** The problem **
The records below are to be copied word for word, with every picture left out.

** Recorded data **
** START **
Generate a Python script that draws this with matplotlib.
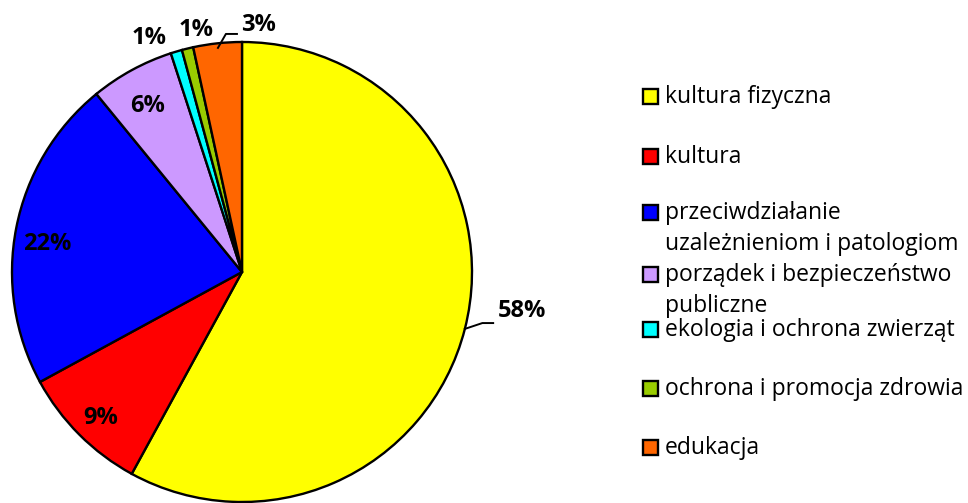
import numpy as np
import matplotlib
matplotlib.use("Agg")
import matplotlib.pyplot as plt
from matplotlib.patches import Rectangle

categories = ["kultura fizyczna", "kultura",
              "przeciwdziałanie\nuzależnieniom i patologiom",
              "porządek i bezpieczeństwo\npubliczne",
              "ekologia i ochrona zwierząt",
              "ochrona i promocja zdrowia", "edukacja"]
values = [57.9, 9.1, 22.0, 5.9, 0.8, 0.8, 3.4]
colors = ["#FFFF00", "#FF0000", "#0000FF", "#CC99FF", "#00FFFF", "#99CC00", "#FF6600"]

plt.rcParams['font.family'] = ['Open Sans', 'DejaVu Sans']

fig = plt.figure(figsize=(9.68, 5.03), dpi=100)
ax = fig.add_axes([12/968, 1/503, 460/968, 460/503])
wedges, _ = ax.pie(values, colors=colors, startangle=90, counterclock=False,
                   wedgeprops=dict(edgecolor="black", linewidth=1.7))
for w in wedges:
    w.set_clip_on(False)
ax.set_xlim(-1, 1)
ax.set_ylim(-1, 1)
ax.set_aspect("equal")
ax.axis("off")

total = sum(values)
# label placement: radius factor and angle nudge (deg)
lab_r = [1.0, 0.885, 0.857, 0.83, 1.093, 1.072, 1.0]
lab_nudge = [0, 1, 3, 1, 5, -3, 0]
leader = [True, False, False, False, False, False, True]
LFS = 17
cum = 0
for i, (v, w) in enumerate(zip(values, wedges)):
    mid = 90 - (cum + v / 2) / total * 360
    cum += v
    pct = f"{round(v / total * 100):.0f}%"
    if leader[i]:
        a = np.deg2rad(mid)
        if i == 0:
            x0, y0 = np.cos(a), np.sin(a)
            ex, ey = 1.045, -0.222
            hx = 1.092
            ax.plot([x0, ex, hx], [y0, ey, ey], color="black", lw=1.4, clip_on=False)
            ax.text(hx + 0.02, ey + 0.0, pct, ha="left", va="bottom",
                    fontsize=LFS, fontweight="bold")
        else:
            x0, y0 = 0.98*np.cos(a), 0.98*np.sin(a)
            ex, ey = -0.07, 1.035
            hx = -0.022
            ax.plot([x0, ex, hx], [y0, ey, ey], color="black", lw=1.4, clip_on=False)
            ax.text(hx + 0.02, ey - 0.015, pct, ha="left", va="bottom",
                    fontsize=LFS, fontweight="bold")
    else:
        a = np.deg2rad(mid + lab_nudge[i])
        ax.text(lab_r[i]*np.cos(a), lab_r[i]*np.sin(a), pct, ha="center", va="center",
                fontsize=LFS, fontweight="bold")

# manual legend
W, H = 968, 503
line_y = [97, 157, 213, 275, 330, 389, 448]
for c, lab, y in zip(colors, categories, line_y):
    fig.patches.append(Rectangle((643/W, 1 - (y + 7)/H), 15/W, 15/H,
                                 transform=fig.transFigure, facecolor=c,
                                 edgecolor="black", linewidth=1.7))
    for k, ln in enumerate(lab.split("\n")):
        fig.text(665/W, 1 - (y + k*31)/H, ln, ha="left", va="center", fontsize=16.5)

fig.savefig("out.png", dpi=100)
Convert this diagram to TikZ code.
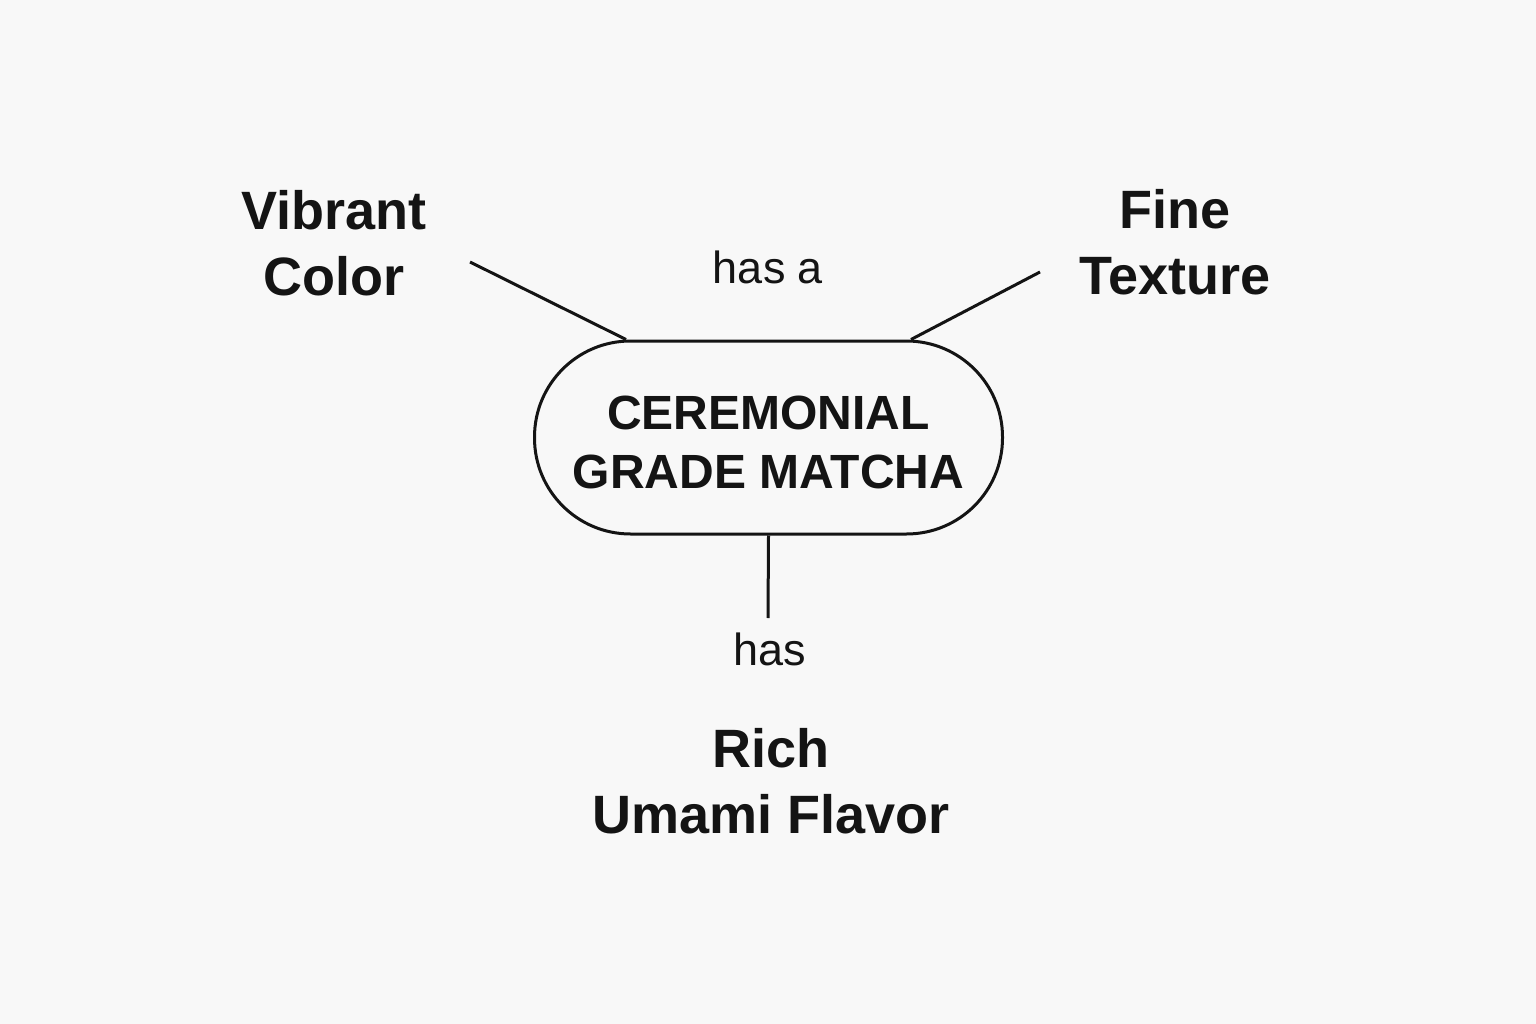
** END **
** Exercise answer **
Generate a Python script that draws this with matplotlib.
import numpy as np
import matplotlib
matplotlib.use("Agg")
import matplotlib.pyplot as plt
from matplotlib.patches import Rectangle

categories = ["kultura fizyczna", "kultura",
              "przeciwdziałanie\nuzależnieniom i patologiom",
              "porządek i bezpieczeństwo\npubliczne",
              "ekologia i ochrona zwierząt",
              "ochrona i promocja zdrowia", "edukacja"]
values = [57.9, 9.1, 22.0, 5.9, 0.8, 0.8, 3.4]
colors = ["#FFFF00", "#FF0000", "#0000FF", "#CC99FF", "#00FFFF", "#99CC00", "#FF6600"]

plt.rcParams['font.family'] = ['Open Sans', 'DejaVu Sans']

fig = plt.figure(figsize=(9.68, 5.03), dpi=100)
ax = fig.add_axes([12/968, 1/503, 460/968, 460/503])
wedges, _ = ax.pie(values, colors=colors, startangle=90, counterclock=False,
                   wedgeprops=dict(edgecolor="black", linewidth=1.7))
for w in wedges:
    w.set_clip_on(False)
ax.set_xlim(-1, 1)
ax.set_ylim(-1, 1)
ax.set_aspect("equal")
ax.axis("off")

total = sum(values)
# label placement: radius factor and angle nudge (deg)
lab_r = [1.0, 0.885, 0.857, 0.83, 1.093, 1.072, 1.0]
lab_nudge = [0, 1, 3, 1, 5, -3, 0]
leader = [True, False, False, False, False, False, True]
LFS = 17
cum = 0
for i, (v, w) in enumerate(zip(values, wedges)):
    mid = 90 - (cum + v / 2) / total * 360
    cum += v
    pct = f"{round(v / total * 100):.0f}%"
    if leader[i]:
        a = np.deg2rad(mid)
        if i == 0:
            x0, y0 = np.cos(a), np.sin(a)
            ex, ey = 1.045, -0.222
            hx = 1.092
            ax.plot([x0, ex, hx], [y0, ey, ey], color="black", lw=1.4, clip_on=False)
            ax.text(hx + 0.02, ey + 0.0, pct, ha="left", va="bottom",
                    fontsize=LFS, fontweight="bold")
        else:
            x0, y0 = 0.98*np.cos(a), 0.98*np.sin(a)
            ex, ey = -0.07, 1.035
            hx = -0.022
            ax.plot([x0, ex, hx], [y0, ey, ey], color="black", lw=1.4, clip_on=False)
            ax.text(hx + 0.02, ey - 0.015, pct, ha="left", va="bottom",
                    fontsize=LFS, fontweight="bold")
    else:
        a = np.deg2rad(mid + lab_nudge[i])
        ax.text(lab_r[i]*np.cos(a), lab_r[i]*np.sin(a), pct, ha="center", va="center",
                fontsize=LFS, fontweight="bold")

# manual legend
W, H = 968, 503
line_y = [97, 157, 213, 275, 330, 389, 448]
for c, lab, y in zip(colors, categories, line_y):
    fig.patches.append(Rectangle((643/W, 1 - (y + 7)/H), 15/W, 15/H,
                                 transform=fig.transFigure, facecolor=c,
                                 edgecolor="black", linewidth=1.7))
    for k, ln in enumerate(lab.split("\n")):
        fig.text(665/W, 1 - (y + k*31)/H, ln, ha="left", va="center", fontsize=16.5)

fig.savefig("out.png", dpi=100)
Convert this diagram to TikZ code.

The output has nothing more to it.